5. Technical debt that requires a rebuild within 18 months
Early-stage AI companies move fast and accrue technical debt. That is normal. The red flag is technical debt that has been papered over with narrative rather than addressed — infrastructure that will require significant investment to scale, security exposure that was deprioritised, or an architecture already showing signs of strain at current load.
The question is not whether technical debt exists. It is whether the founding team understands it clearly and has a credible plan to manage it.
6. A single customer driving disproportionate revenue
Customer concentration risk is not unique to AI companies, but it is particularly dangerous in AI investments where the commercial story is often built around a small number of early design partners. A company where one customer represents 40% or more of revenue is not a product business — it is a services business with product aspirations.
Related: design partner relationships that have not converted to paying customers at market rates. Early partners at discounted rates are not evidence of PMF. They are evidence that the company has customers willing to use the product when it is cheap or free.
7. Impressive demos that mask weak workflow integration
AI demos are genuinely impressive. The question is whether the demo represents the production experience. The gap between a compelling demo and a product embedded in customer workflows — with real switching costs and real usage data — is where many AI investments disappoint.
Ask to see usage data, not a demo. Daily active usage patterns, feature adoption curves, and support ticket volume tell you more about real product-market fit than any sales presentation.
8. No clear answer on what happens when the model changes
Every company building on foundation models faces model change risk: the underlying model is deprecated, the API pricing changes, the quality degrades in a new version, or the vendor introduces a competing product. Companies that have thought about this have a clear answer. Companies that have not are exposed to a risk they may not fully understand.
Ask directly: what is your plan if your primary model vendor doubles API prices next quarter? The quality of the answer tells you a great deal about infrastructure maturity.

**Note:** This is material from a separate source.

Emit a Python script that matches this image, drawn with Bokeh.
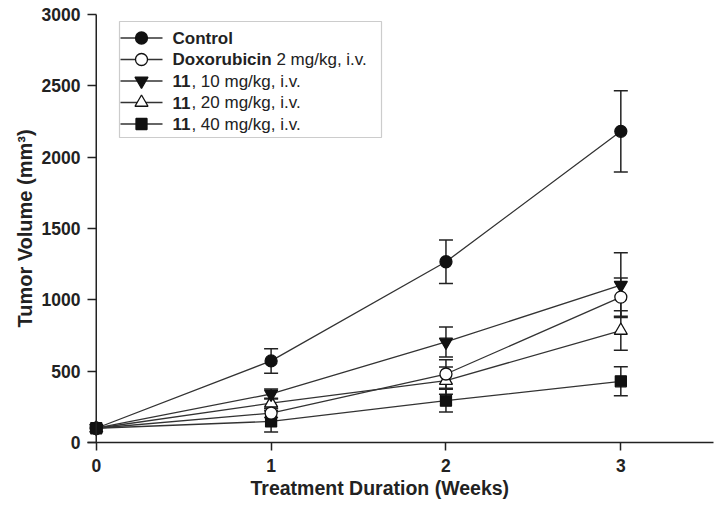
from bokeh.plotting import figure
from bokeh.models import (ColumnDataSource, Whisker, TeeHead, BoxAnnotation, Label, Range1d,
                          FixedTicker, Span, Title)
from bokeh.embed import file_html
from bokeh.resources import INLINE

# ---------------- data ----------------
weeks = [0, 1, 2, 3]
bold_parts = ["Control", "Doxorubicin", "11", "11", "11"]
normal_parts = ["", "2 mg/kg, i.v.", ", 10 mg/kg, i.v.", ", 20 mg/kg, i.v.", ", 40 mg/kg, i.v."]

control = [100, 572, 1267, 2181]
doxorubicin = [100, 206, 480, 1019]
c11_10 = [100, 340, 705, 1103]
c11_20 = [100, 276, 434, 785]
c11_40 = [100, 148, 293, 429]

err_weeks = [1, 2, 3]
control_err = [86, 152, 285]
doxorubicin_err = [30, 100, 134]
c11_10_err = [35, 105, 227]
c11_20_err = [35, 95, 138]
c11_40_err = [75, 80, 102]

x_ticks = [0, 1, 2, 3]
y_ticks = [0, 500, 1000, 1500, 2000, 2500, 3000]
x_title = "Treatment Duration (Weeks)"
y_title = "Tumor Volume (mm³)"

# ---------------- styles / geometry ----------------
FONT = "Liberation Sans"
AX_C = "#222222"
LINE_C = "#333333"
MARK_C = "#111111"
styles = [
    dict(marker="circle", size=12, fill=MARK_C),
    dict(marker="circle", size=12, fill="white"),
    dict(marker="inverted_triangle", size=13, fill=MARK_C),
    dict(marker="triangle", size=13, fill="white"),
    dict(marker="square", size=11, fill=MARK_C),
]
values = [control, doxorubicin, c11_10, c11_20, c11_40]
errors = [control_err, doxorubicin_err, c11_10_err, c11_20_err, c11_40_err]

W, H = 715, 506
X_START, X_END = -0.05, 3.53
Y_START, Y_END = 0, 3000
FRAME_LEFT, FRAME_RIGHT, FRAME_TOP, FRAME_BOTTOM = 87, 713, 14, 442
PX_PER_WEEK = (FRAME_RIGHT - FRAME_LEFT) / (X_END - X_START)
PX_PER_UNIT = (FRAME_BOTTOM - FRAME_TOP) / (Y_END - Y_START)

p = figure(width=W, height=H, output_backend="svg", toolbar_location=None,
           x_range=Range1d(X_START, X_END), y_range=Range1d(Y_START, Y_END),
           min_border_left=FRAME_LEFT, min_border_right=W - FRAME_RIGHT,
           min_border_top=FRAME_TOP, min_border_bottom=H - FRAME_BOTTOM)
p.outline_line_color = None
p.grid.grid_line_color = None
p.background_fill_color = "white"
p.border_fill_color = "white"

for ax in (p.xaxis[0], p.yaxis[0]):
    ax.axis_line_color = AX_C
    ax.axis_line_width = 1.5
    ax.major_tick_line_color = AX_C
    ax.major_tick_line_width = 1.5
    ax.minor_tick_line_color = None
    ax.major_label_text_font = FONT
    ax.major_label_text_font_style = "bold"
    ax.major_label_text_font_size = "17.5px"
    ax.major_label_text_color = AX_C
    ax.axis_label_text_font = FONT
    ax.axis_label_text_font_style = "bold"
    ax.axis_label_text_font_size = "20px"
    ax.axis_label_text_color = AX_C

p.xaxis.ticker = FixedTicker(ticks=x_ticks)
p.xaxis.major_tick_out = 8
p.xaxis.major_tick_in = 0
p.xaxis.major_label_standoff = 8

# y axis drawn at x = 0: ticks run from the frame edge to x = 0, line is a Span
p.yaxis.ticker = FixedTicker(ticks=y_ticks)
p.yaxis.axis_line_color = None
p.yaxis.major_tick_out = 0
p.yaxis.major_tick_in = round((0 - X_START) * PX_PER_WEEK)
p.yaxis.major_label_standoff = 7
p.yaxis.axis_label = y_title
p.yaxis.axis_label_standoff = 3
p.add_layout(Span(location=0, dimension="height", line_color=AX_C, line_width=1.5))

# x axis title, placed as in the reference (a little left of the frame centre)
X_TITLE_SIZE = 19.5
x_title_width = 13.335 * X_TITLE_SIZE
p.add_layout(Title(text=x_title, align="left", offset=380 - x_title_width / 2 - FRAME_LEFT,
                   text_font=FONT, text_font_style="bold",
                   text_font_size=f"{X_TITLE_SIZE}px", text_color=AX_C, standoff=0),
             "below")

# error bars
for vals, errs in zip(values, errors):
    mid = [vals[weeks.index(w)] for w in err_weeks]
    src = ColumnDataSource(dict(x=err_weeks,
                                upper=[m + e for m, e in zip(mid, errs)],
                                lower=[m - e for m, e in zip(mid, errs)]))
    p.add_layout(Whisker(source=src, base="x", upper="upper", lower="lower",
                         line_color=AX_C, line_width=1.5,
                         upper_head=TeeHead(size=14, line_color=AX_C, line_width=1.5),
                         lower_head=TeeHead(size=14, line_color=AX_C, line_width=1.5)))

# lines and markers (control last so it sits on top)
order = [4, 3, 2, 1, 0]
for i in order:
    src = ColumnDataSource(dict(x=weeks, y=values[i]))
    p.line("x", "y", source=src, line_color=LINE_C, line_width=1.3)
for i in order:
    st = styles[i]
    src = ColumnDataSource(dict(x=weeks, y=values[i]))
    p.scatter("x", "y", source=src, marker=st["marker"], size=st["size"],
              fill_color=st["fill"], line_color=MARK_C, line_width=1.3)

# ---------------- legend (hand-built for mixed bold text) ----------------
def dx(px):
    return X_START + (px - FRAME_LEFT) / PX_PER_WEEK

def dy(py):
    return Y_START + (FRAME_BOTTOM - py) / PX_PER_UNIT

LEG_LEFT, LEG_RIGHT, LEG_TOP, LEG_BOTTOM = 119, 381, 21, 137
ROW0, ROW_STEP = 37.5, 21.5
SAMPLE_X0, SAMPLE_X1, TEXT_X = 120, 162, 172
LEG_FONT = 17
bold_em = {"Control": 3.555, "Doxorubicin": 5.834 + 0.278, "11": 1.112}

p.add_layout(BoxAnnotation(left=dx(LEG_LEFT), right=dx(LEG_RIGHT), top=dy(LEG_TOP),
                           bottom=dy(LEG_BOTTOM), fill_alpha=0, line_color="#555555",
                           line_width=1.2))
for i in range(5):
    ry = dy(ROW0 + ROW_STEP * i)
    st = styles[i]
    p.line([dx(SAMPLE_X0), dx(SAMPLE_X1)], [ry, ry], line_color=LINE_C, line_width=1.3)
    p.scatter([dx((SAMPLE_X0 + SAMPLE_X1) / 2)], [ry], marker=st["marker"], size=st["size"],
              fill_color=st["fill"], line_color=MARK_C, line_width=1.3)
    p.add_layout(Label(x=dx(TEXT_X), y=ry, text=bold_parts[i], text_font=FONT,
                       text_font_style="bold", text_font_size=f"{LEG_FONT}px",
                       text_baseline="middle", text_color=AX_C))
    if normal_parts[i]:
        p.add_layout(Label(x=dx(TEXT_X), y=ry, x_offset=bold_em[bold_parts[i]] * LEG_FONT,
                           text=normal_parts[i], text_font=FONT, text_font_style="normal",
                           text_font_size=f"{LEG_FONT}px", text_baseline="middle",
                           text_color=AX_C))

open("out.html", "w").write(file_html(p, INLINE))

9. Revenue growth driven by logo count, not usage expansion
Growth in AI companies is often measured in customer logos rather than usage depth. A company with 200 customers that each use one feature at low volume is a very different business from a company with 50 customers whose usage is expanding consistently quarter over quarter.
Net revenue retention is the metric that distinguishes the two. NRR above 110% is a meaningful signal. NRR below 100% — meaning existing customers are collectively spending less over time — is a serious red flag regardless of new logo growth.

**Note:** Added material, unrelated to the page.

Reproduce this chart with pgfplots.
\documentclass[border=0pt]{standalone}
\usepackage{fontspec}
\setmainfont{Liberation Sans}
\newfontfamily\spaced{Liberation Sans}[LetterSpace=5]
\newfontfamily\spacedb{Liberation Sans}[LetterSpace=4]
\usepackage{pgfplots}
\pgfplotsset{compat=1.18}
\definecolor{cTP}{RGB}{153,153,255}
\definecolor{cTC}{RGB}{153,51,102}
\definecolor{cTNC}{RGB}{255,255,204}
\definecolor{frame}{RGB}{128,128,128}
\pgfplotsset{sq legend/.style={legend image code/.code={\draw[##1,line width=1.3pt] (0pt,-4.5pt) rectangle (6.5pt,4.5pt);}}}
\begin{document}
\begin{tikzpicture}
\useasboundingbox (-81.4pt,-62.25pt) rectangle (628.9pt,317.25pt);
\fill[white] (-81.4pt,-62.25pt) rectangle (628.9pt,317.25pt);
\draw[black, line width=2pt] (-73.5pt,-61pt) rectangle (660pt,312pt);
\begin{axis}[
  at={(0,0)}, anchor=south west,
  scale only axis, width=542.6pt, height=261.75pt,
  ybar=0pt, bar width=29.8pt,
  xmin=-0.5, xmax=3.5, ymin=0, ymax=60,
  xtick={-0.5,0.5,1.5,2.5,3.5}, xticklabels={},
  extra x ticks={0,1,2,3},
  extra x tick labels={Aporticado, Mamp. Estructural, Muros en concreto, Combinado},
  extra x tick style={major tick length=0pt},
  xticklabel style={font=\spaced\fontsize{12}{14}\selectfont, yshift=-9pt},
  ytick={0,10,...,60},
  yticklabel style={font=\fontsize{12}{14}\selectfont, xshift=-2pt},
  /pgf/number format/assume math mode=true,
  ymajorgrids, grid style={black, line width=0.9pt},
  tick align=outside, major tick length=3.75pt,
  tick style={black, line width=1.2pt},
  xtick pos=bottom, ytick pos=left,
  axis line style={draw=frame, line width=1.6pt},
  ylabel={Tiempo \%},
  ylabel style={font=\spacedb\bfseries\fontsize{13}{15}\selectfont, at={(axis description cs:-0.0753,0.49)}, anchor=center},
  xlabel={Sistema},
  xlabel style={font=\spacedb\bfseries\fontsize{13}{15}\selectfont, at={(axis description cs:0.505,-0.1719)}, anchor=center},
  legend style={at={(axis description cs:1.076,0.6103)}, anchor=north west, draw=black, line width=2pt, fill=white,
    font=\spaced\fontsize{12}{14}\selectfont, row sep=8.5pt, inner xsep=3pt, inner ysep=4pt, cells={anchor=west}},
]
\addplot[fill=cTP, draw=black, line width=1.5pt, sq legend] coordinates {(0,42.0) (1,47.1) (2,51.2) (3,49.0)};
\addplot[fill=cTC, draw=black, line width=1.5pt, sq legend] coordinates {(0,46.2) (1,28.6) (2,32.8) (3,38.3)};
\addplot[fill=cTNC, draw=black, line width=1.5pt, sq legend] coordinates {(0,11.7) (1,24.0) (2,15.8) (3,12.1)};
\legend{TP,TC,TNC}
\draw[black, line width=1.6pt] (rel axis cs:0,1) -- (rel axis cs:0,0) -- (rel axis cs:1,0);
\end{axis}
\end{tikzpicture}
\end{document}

10. The team is strong on product but has not shipped AI at scale
Product talent and AI infrastructure talent are different capabilities. A founding team exceptional at product design and go-to-market, but which has not shipped AI systems at production scale with real usage load, will encounter problems that their track record has not prepared them for.

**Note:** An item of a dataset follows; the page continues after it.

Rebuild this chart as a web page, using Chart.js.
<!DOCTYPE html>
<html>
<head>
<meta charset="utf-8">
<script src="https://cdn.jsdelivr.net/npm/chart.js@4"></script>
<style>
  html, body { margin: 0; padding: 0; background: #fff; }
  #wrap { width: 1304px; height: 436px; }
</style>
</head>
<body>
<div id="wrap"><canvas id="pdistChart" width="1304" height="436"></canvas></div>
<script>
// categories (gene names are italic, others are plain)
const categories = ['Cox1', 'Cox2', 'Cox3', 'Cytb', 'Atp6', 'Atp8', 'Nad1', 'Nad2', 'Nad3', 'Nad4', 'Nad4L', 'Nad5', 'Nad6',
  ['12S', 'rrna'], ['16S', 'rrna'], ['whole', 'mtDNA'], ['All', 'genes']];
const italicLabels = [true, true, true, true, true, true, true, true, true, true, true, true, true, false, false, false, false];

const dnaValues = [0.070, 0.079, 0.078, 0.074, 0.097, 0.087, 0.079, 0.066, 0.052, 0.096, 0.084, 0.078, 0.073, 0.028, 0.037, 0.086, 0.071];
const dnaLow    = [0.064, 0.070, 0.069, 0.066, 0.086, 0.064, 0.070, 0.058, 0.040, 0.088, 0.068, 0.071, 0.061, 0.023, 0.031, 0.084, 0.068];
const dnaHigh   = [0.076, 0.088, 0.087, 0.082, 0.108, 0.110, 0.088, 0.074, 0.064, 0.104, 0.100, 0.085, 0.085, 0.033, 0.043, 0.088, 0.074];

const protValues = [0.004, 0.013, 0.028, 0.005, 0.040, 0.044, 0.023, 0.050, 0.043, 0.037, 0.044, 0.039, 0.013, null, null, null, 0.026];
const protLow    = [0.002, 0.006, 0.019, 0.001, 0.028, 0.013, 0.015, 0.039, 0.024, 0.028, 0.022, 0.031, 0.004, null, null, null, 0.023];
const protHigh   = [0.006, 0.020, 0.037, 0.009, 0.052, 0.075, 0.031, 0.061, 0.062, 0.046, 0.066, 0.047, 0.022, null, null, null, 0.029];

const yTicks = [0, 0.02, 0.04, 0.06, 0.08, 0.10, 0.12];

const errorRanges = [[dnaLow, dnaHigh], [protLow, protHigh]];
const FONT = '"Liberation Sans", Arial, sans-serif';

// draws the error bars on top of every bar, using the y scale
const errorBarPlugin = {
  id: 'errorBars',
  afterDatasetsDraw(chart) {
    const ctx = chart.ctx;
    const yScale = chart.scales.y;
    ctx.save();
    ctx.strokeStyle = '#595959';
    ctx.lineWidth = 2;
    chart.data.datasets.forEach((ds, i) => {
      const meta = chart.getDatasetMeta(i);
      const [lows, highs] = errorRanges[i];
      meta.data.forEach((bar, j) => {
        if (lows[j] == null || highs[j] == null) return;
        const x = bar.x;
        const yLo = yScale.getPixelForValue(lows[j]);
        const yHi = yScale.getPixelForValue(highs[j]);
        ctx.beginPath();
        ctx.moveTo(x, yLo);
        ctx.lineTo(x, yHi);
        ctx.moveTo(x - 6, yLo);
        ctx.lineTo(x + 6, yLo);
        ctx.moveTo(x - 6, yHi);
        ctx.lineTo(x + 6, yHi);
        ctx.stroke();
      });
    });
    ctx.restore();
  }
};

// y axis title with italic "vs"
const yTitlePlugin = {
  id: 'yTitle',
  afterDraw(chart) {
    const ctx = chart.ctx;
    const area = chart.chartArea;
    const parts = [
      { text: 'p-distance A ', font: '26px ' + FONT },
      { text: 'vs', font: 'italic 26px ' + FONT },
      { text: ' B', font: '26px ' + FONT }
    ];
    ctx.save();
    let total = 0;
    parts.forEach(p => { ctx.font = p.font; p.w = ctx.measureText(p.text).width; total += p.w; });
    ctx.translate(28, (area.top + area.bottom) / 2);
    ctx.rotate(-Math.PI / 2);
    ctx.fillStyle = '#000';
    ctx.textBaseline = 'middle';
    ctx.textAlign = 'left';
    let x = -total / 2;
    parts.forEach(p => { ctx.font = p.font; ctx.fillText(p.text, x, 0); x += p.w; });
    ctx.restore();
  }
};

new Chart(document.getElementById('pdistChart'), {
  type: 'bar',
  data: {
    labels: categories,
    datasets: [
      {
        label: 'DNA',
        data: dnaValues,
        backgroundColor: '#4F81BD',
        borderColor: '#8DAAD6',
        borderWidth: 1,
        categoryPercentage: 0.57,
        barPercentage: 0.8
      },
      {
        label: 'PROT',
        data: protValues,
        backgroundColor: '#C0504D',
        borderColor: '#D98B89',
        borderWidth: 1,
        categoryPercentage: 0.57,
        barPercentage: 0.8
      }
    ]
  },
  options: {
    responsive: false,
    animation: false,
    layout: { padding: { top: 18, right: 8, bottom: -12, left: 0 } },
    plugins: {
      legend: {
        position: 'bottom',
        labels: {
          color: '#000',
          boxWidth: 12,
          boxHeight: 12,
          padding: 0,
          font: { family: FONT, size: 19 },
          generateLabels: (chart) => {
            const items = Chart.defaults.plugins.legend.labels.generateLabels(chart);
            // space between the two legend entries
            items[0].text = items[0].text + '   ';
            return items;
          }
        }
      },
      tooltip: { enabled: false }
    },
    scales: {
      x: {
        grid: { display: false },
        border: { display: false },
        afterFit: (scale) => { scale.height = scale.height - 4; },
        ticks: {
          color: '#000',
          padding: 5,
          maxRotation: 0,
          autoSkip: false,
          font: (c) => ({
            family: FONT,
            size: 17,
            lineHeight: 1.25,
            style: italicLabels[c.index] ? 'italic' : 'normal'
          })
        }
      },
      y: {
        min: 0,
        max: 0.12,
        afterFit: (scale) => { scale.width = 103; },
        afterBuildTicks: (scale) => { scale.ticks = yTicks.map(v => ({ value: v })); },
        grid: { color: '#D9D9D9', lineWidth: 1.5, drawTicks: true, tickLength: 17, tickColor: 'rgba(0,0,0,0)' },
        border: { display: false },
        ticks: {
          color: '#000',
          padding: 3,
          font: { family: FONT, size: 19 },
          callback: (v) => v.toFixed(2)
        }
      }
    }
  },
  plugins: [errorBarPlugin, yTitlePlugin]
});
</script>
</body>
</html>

The question is not whether the team is capable of learning. It is whether the current infrastructure reflects the level of AI operations maturity the investment thesis requires.
The common thread
The red flags above share a common characteristic: they are discoverable before the term sheet is signed. None of them require access to information that a properly structured AI due diligence engagement cannot surface. The question is whether the right questions are being asked — and whether someone with the pattern recognition to interpret the answers is in the room.